プロローグ
エンドユーザーの視点で、Azureテクノロジーを生かしたIoTについて入門から説明したいと思います。技術ベースの説明ではなく一般的なシナリオベースでどのようにIoTを活用してわたしたちの生活を役に立てるようにするか、それを実現するためにAzureテクノロジーをどのように使えばよいかにフォーカスします。
もののつながり
情報を収集することを目的に、センサーというものがあります。速度センサー、温度センサーのようなものを示します。他方、情報(信号)にもとづいて動作を行うことを目的にしたアクチュエータというものがあります。モーター、ブザーのようなものを示します。センサーとアクチュエータを、インターネットを介して物理的な世界に接続することを「IoT、モノのインターネット」と呼ばれるようになりました。(細かい歴史は除きます。)IoTは一つのテクノロジーを示している言葉ではありません。いろんな場面で使われています。

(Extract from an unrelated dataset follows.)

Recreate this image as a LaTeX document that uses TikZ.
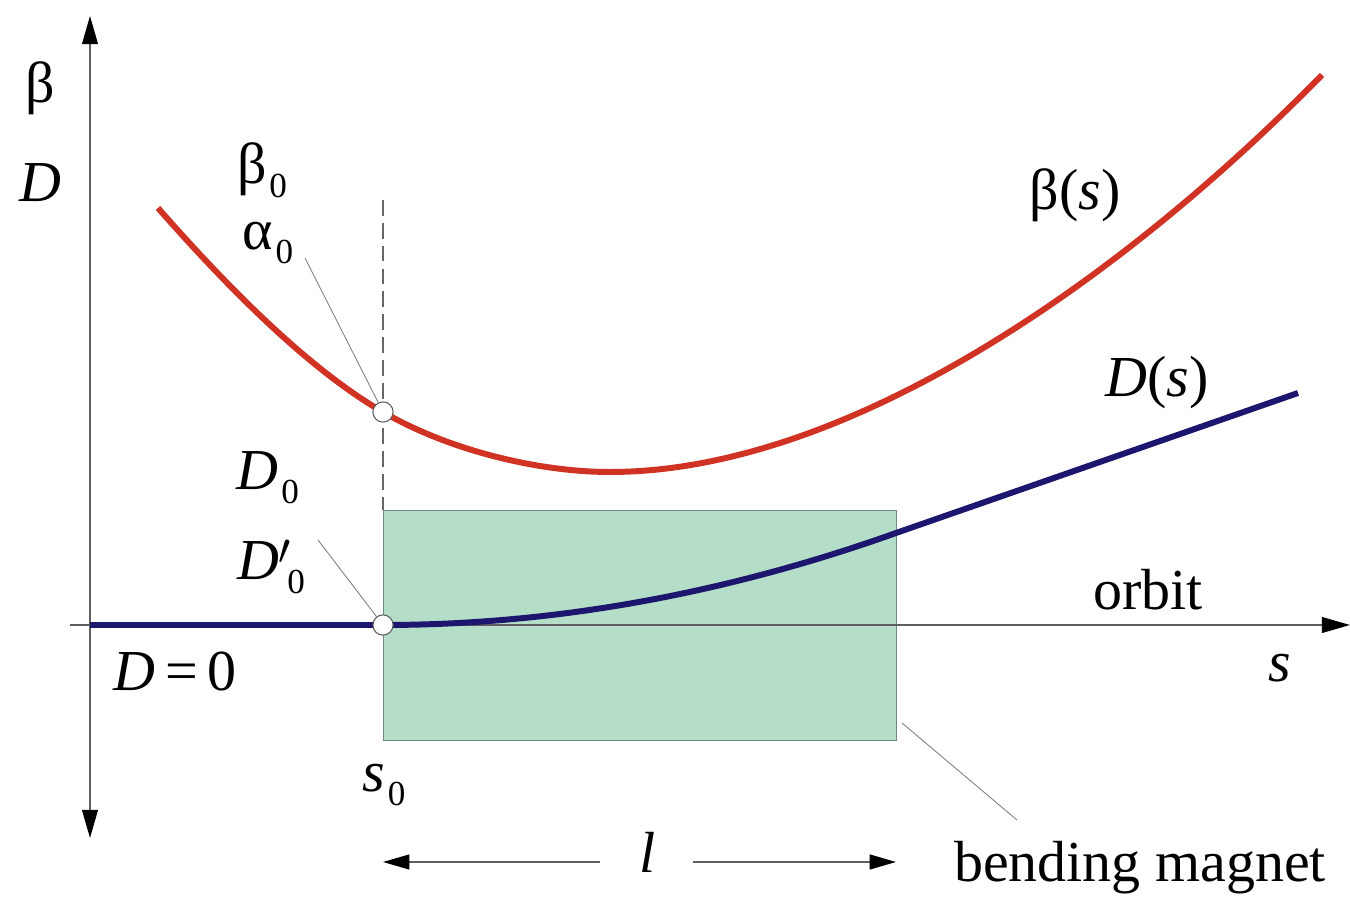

インターネットに介して世界に接続するとは、パブリッククラウドコンピューティングを提供しているサービスに接続することを示します。多くの会社がたくさんのサービスを提供していて、そのうちの一つがMicrosoftのAzureクラウドです。
意外と高い壁
とりかかりで、Azureクラウドへ手持ちのセンサーやアクチュエータをつなげようとしますが、私は導入順番がおかしいと思います。IoTは単なる技法ではなく、新たな機会を生み出すイノベーションではないのでしょうか?
色んな意味で誤解を及ぼすかもしれませんが、先にクラウドコンピューティング環境を備えてからIoTに取り組むのが望ましいです。
IoTのためにAzureクラウドを契約して使い始めても、ほとんどの場合、メリットを見いだせずコストに見合いません。私が考えている望ましい順番は、クラウドコンピューティングがなぜ必要なのかを認識し、クラウドコンピューティングシステムを構築し、そこにセンサーやアクチュエータをつなげて双方通信するといった順です。必要性にもっとフォーカスして取り組むべきです。
デバイスの考え方
自力でセンサーやアクチュエータの部品を組み合わせてAzureクラウドに接続することは簡単ではありません。電子回路の素養がない限り、Azureクラウドへ接続できる既存のIoTデバイスを使ったほうが良いです。
IoTデバイスを選ぶ際に、処理能力の判断が重要です。処理能力に応じて価格、電気代、スピードが変わります。一般的に、マイクロコントローラーのようなデバイスを”IoTデバイス”、シングルボードコンピューターのようなデバイスを”IoTエッジデバイス”と呼びます。マイクロコントローラーは種類が多くて代表的なものも多いですが、Azureクラウドへ接続しやすいものとしてSeeed社のWio Terminalがあります。一方、シングルボードコンピューターの代表的なデバイスは、イギリスのラズベリーパイ財団によって開発されているRaspberry Piです。なお、IoTエッジデバイスはIoTデバイスとして使うこともできます。
エッジってなに?
IoTエッジデバイスでのエッジですが、IT屋さんと電子屋さんでエッジの定義が変わることがあります。
IT屋さんはゲートウェイをエッジといいますが、電子屋さんはセンサーノードをエッジと言っていることが多いです。クラウド、オンプレミス、エッジのポジションでデータを処理する場所につける名称であることに捉えて頂ければと思います。
ますます高い壁
IoTエッジデバイスとは、IoT技術を活用してローカル(オンプレミス側)で処理できるようにしたデバイスです。エッジ処理を生かすためには、クラウドコンピューティングシステムとIoT環境の双方が整っている必要があると考えてます。この内容を理解してなければ導入失敗になる可能性が高くなると思います。
”エッジコンピューティングなんて要らない!”。いいえ、まだ早いです。たとえば、AIモデルをエッジで推論することで、リアルタイム性を確保することができます。
大丈夫、IoTは私に任せて!
これからエッジコンピューティングシステムを構築するなら、Azureクラウドの「Azure IoT Hub」サービスは必須です。このサービスはIoTの起点となるAzureのIoTサービスです。IoTデバイスはもちろん、IoTエッジデバイスに対して様々なシナリオを実現できるサービスを提供しています。もの足りないことはないです。
Azure IoT Hubサービスを使えば、世界の各地においてあるモノの情報を、安全にクラウドに送信、受信、さらに管理することができます。
この記事はエッジコンピューティングとクラウドコンピューティング環境を備えて皆さんにかかわっている環境でイノベーションができるようなヒントになる記事になることを願ってます。